Set exercise
Please set down all the lines beneath this one exactly, without the pictures.
********
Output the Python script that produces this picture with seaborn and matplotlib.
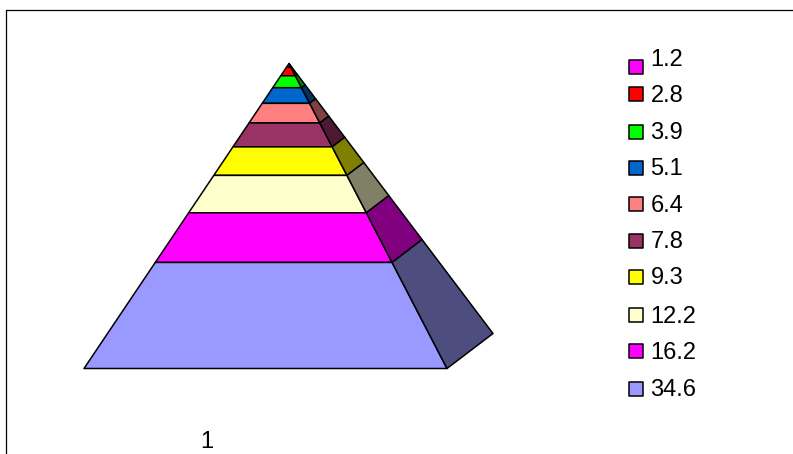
import matplotlib
matplotlib.use("Agg")
import matplotlib.pyplot as plt
import numpy as np
import pandas as pd
import seaborn as sns

labels = ["1.2", "2.8", "3.9", "5.1", "6.4", "7.8", "9.3", "12.2", "16.2", "34.6"]
values = [1.2, 2.8, 3.9, 5.1, 6.4, 7.8, 9.3, 12.2, 16.2, 34.6]
front_colors = ["#FF00FF", "#FF0000", "#00FF00", "#0066CC", "#FF8080",
                "#993366", "#FFFF00", "#FFFFCC", "#FF00FF", "#9999FF"]
side_colors = ["#800080", "#800000", "#008000", "#003366", "#804040",
               "#4D1A33", "#808000", "#808066", "#800080", "#4D4D80"]
category = "1"

# pyramid corners in pixels
apex = np.array([289, 63.5])
left = np.array([84, 368.5])
right = np.array([447, 368.5])
back = np.array([493, 333.5])

# legend rows in pixels, spacing is uneven in the original
swatch_y = [67, 94, 132, 168, 204, 241, 277, 315, 351, 389]
text_y = [60, 96, 133, 169, 206, 242, 278, 317, 353, 390]

sns.set_theme(style="white")
plt.rcParams['font.family'] = ['Liberation Sans', 'DejaVu Sans']

fig = plt.figure(figsize=(7.93, 4.54), dpi=100)
ax = fig.add_axes([0, 0, 1, 1])
ax.set_xlim(0, 793)
ax.set_ylim(454, 0)
ax.axis("off")

# slices stack from the apex down, each height follows its share
cum = np.cumsum([0] + values) / sum(values)
for i in range(len(values)):
    t0, t1 = cum[i], cum[i + 1]
    p = lambda c, t: apex + t * (c - apex)
    front = np.array([p(left, t0), p(right, t0), p(right, t1), p(left, t1)])
    side = np.array([p(right, t0), p(back, t0), p(back, t1), p(right, t1)])
    ax.fill(front[:, 0], front[:, 1], facecolor=front_colors[i], edgecolor="black", lw=1.1, joinstyle="round")
    ax.fill(side[:, 0], side[:, 1], facecolor=side_colors[i], edgecolor="black", lw=1.1, joinstyle="round")

# chart frame, top and left only
ax.plot([6, 6], [454, 9.5], color="black", lw=0.9)
ax.plot([6, 793], [9.5, 9.5], color="black", lw=0.9)

legend_df = pd.DataFrame({"x": [636] * len(labels), "y": swatch_y, "label": labels})
sns.scatterplot(data=legend_df, x="x", y="y", hue="label", palette=front_colors, marker="s",
                s=95, edgecolor="black", linewidth=1.1, legend=False, ax=ax, clip_on=False)
ax.set_xlim(0, 793)
ax.set_ylim(454, 0)
ax.axis("off")

for lab, y in zip(labels, text_y):
    ax.text(650.5, y, lab, fontsize=17, color="black", va="center", ha="left")
ax.text(207, 442, category, fontsize=17, color="black", va="center", ha="center")

fig.savefig("out.png", dpi=100)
********
Answer for this exercise
Output the Python script that produces this picture with seaborn and matplotlib.
import matplotlib
matplotlib.use("Agg")
import matplotlib.pyplot as plt
import numpy as np
import pandas as pd
import seaborn as sns

labels = ["1.2", "2.8", "3.9", "5.1", "6.4", "7.8", "9.3", "12.2", "16.2", "34.6"]
values = [1.2, 2.8, 3.9, 5.1, 6.4, 7.8, 9.3, 12.2, 16.2, 34.6]
front_colors = ["#FF00FF", "#FF0000", "#00FF00", "#0066CC", "#FF8080",
                "#993366", "#FFFF00", "#FFFFCC", "#FF00FF", "#9999FF"]
side_colors = ["#800080", "#800000", "#008000", "#003366", "#804040",
               "#4D1A33", "#808000", "#808066", "#800080", "#4D4D80"]
category = "1"

# pyramid corners in pixels
apex = np.array([289, 63.5])
left = np.array([84, 368.5])
right = np.array([447, 368.5])
back = np.array([493, 333.5])

# legend rows in pixels, spacing is uneven in the original
swatch_y = [67, 94, 132, 168, 204, 241, 277, 315, 351, 389]
text_y = [60, 96, 133, 169, 206, 242, 278, 317, 353, 390]

sns.set_theme(style="white")
plt.rcParams['font.family'] = ['Liberation Sans', 'DejaVu Sans']

fig = plt.figure(figsize=(7.93, 4.54), dpi=100)
ax = fig.add_axes([0, 0, 1, 1])
ax.set_xlim(0, 793)
ax.set_ylim(454, 0)
ax.axis("off")

# slices stack from the apex down, each height follows its share
cum = np.cumsum([0] + values) / sum(values)
for i in range(len(values)):
    t0, t1 = cum[i], cum[i + 1]
    p = lambda c, t: apex + t * (c - apex)
    front = np.array([p(left, t0), p(right, t0), p(right, t1), p(left, t1)])
    side = np.array([p(right, t0), p(back, t0), p(back, t1), p(right, t1)])
    ax.fill(front[:, 0], front[:, 1], facecolor=front_colors[i], edgecolor="black", lw=1.1, joinstyle="round")
    ax.fill(side[:, 0], side[:, 1], facecolor=side_colors[i], edgecolor="black", lw=1.1, joinstyle="round")

# chart frame, top and left only
ax.plot([6, 6], [454, 9.5], color="black", lw=0.9)
ax.plot([6, 793], [9.5, 9.5], color="black", lw=0.9)

legend_df = pd.DataFrame({"x": [636] * len(labels), "y": swatch_y, "label": labels})
sns.scatterplot(data=legend_df, x="x", y="y", hue="label", palette=front_colors, marker="s",
                s=95, edgecolor="black", linewidth=1.1, legend=False, ax=ax, clip_on=False)
ax.set_xlim(0, 793)
ax.set_ylim(454, 0)
ax.axis("off")

for lab, y in zip(labels, text_y):
    ax.text(650.5, y, lab, fontsize=17, color="black", va="center", ha="left")
ax.text(207, 442, category, fontsize=17, color="black", va="center", ha="center")

fig.savefig("out.png", dpi=100)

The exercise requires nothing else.